European stocks fell sharply as concerns global growth may be slowed as China moves to rein in inflation and slow its powerful economy.
Trade in European equity markets was thin, however, as key players in the UK – due to public holidays – were missing. This left the markets prone to volatile moves and the FTSE Eurofirst 300 index was down 0.9 per cent to 1,137.49 in late morning trade.
In Germany, the biggest faller was BMW. The luxury car group was down 6.2 per cent to €59.32, while Porschelost 4.9 per cent to €59.40, Volkswagen slid 4.7 per cent to €122.10 and Daimler shed 4.7 per cent to €51.55.
These heavyweight losses ensured a negative session on the Xetra Dax, which fell 1.2 per cent to 6,970.73.
In France, Peugeot lost 2.1 per cent to €28.84, while rival carmaker Renault lost 0.7 per cent to €43.44.
Carmakers fell after China also moved to limit the number of new vehicle licenses it issues in Beijing next year to 240,000 – about a third of last year’s total – as it strives to reduce the effects of relentless traffic in what has been ranked as the world’s most congested city.
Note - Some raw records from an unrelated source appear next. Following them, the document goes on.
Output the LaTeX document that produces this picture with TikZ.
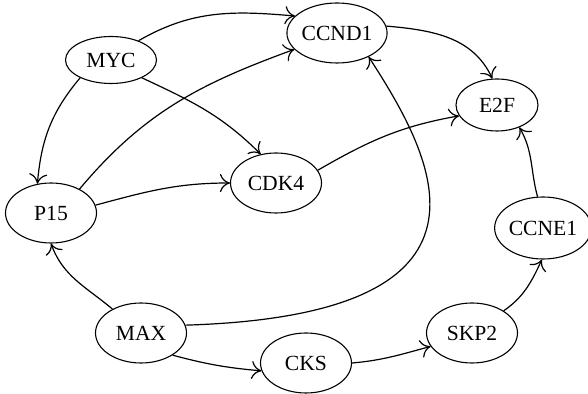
\documentclass[tikz,border=0pt]{standalone}
\usepackage{fontspec}
\setmainfont{Liberation Serif}
\usetikzlibrary{shapes.geometric,arrows.meta}
\tikzset{
  gene/.style={draw, ellipse, inner sep=0pt, minimum width=45.5pt, minimum height=30pt,
    line width=0.55pt, font=\fontsize{10.8}{12}\selectfont},
  link/.style={-{To[length=5pt,width=9pt]}, line width=0.6pt}
}

\begin{document}
\begin{tikzpicture}[x=0.5pt,y=-0.5pt]
			%%%%% START %%%%%
			\useasboundingbox (0,0) rectangle (588,394);
			
			\node[gene, minimum height=23.5pt] (myc) at (111, 60) {MYC};
			\node[gene] (ccnd1) at (337, 33) {CCND1};
			\node[gene] (p15) at (51, 213) {P15};
			\node[gene] (cdk4) at (276, 183) {CDK4};
			\node[gene, minimum width=41pt, minimum height=26pt] (e2f) at (497, 105) {E2F};
			\node[gene, minimum width=42pt, minimum height=31pt] (ccne1) at (543, 228) {CCNE1};
			\node[gene] (skp2) at (472, 333) {SKP2};
			\node[gene] (max) at (141, 333) {MAX};
			\node[gene] (cks) at (306, 363) {CKS};
			
			\draw[link] (myc.35) to[out=30, in=175] (ccnd1.158);
			\draw[link] (myc.-30) to[out=-25, in=135] (cdk4.118);
			\draw[link] (myc.210) to[out=230, in=85] (p15.115);
			
			\draw[link] (p15.40) to[out=50, in=200] (ccnd1.201);
			\draw[link] (p15.10) to[out=15, in=180] (cdk4.180);
			
			\draw[link] (ccnd1.8) to[out=-5, in=115] (e2f.100);
			\draw[link] (cdk4.17) to[out=30, in=190] (e2f.196);
			
			\draw[link] (max.140) to[out=140, in=-70] (p15.270);
			\draw[link] (max.10) .. controls (520, 315) and (435, 159) .. (ccnd1.-37);
			\draw[link] (max.-35) to[out=-15, in=175] (cks.190);
			
			\draw[link] (cks.0) to[out=5, in=195] (skp2.198);
			\draw[link] (skp2.35) to[out=35, in=-115] (ccne1.268);
			\draw[link] (ccne1.100) to[out=105, in=-60] (e2f.-45);
			
			%%%%% END %%%%%
\end{tikzpicture}
\end{document}
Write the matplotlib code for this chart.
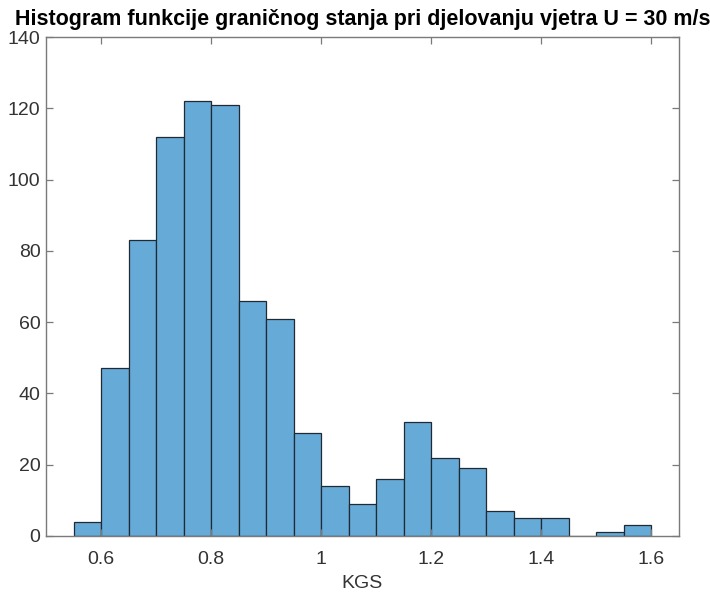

December has, however, been a good month for equity markets, with the Eurofirst 300 up 7.5 per cent in the month to date, as investors put faith in efforts to rescue economies at the periphery of the eurozone. Banks have been among the stocks to benefit from the rally, but were down on Monday as the China rate hike prompted investors to take profits.
Spain, which is fast becoming the focus of investor suspicion after multiple credit downgrades for Ireland and Portugal in recent weeks, was the worst performing of the eurozone’s market indices, down 2.1 per cent to 9,899.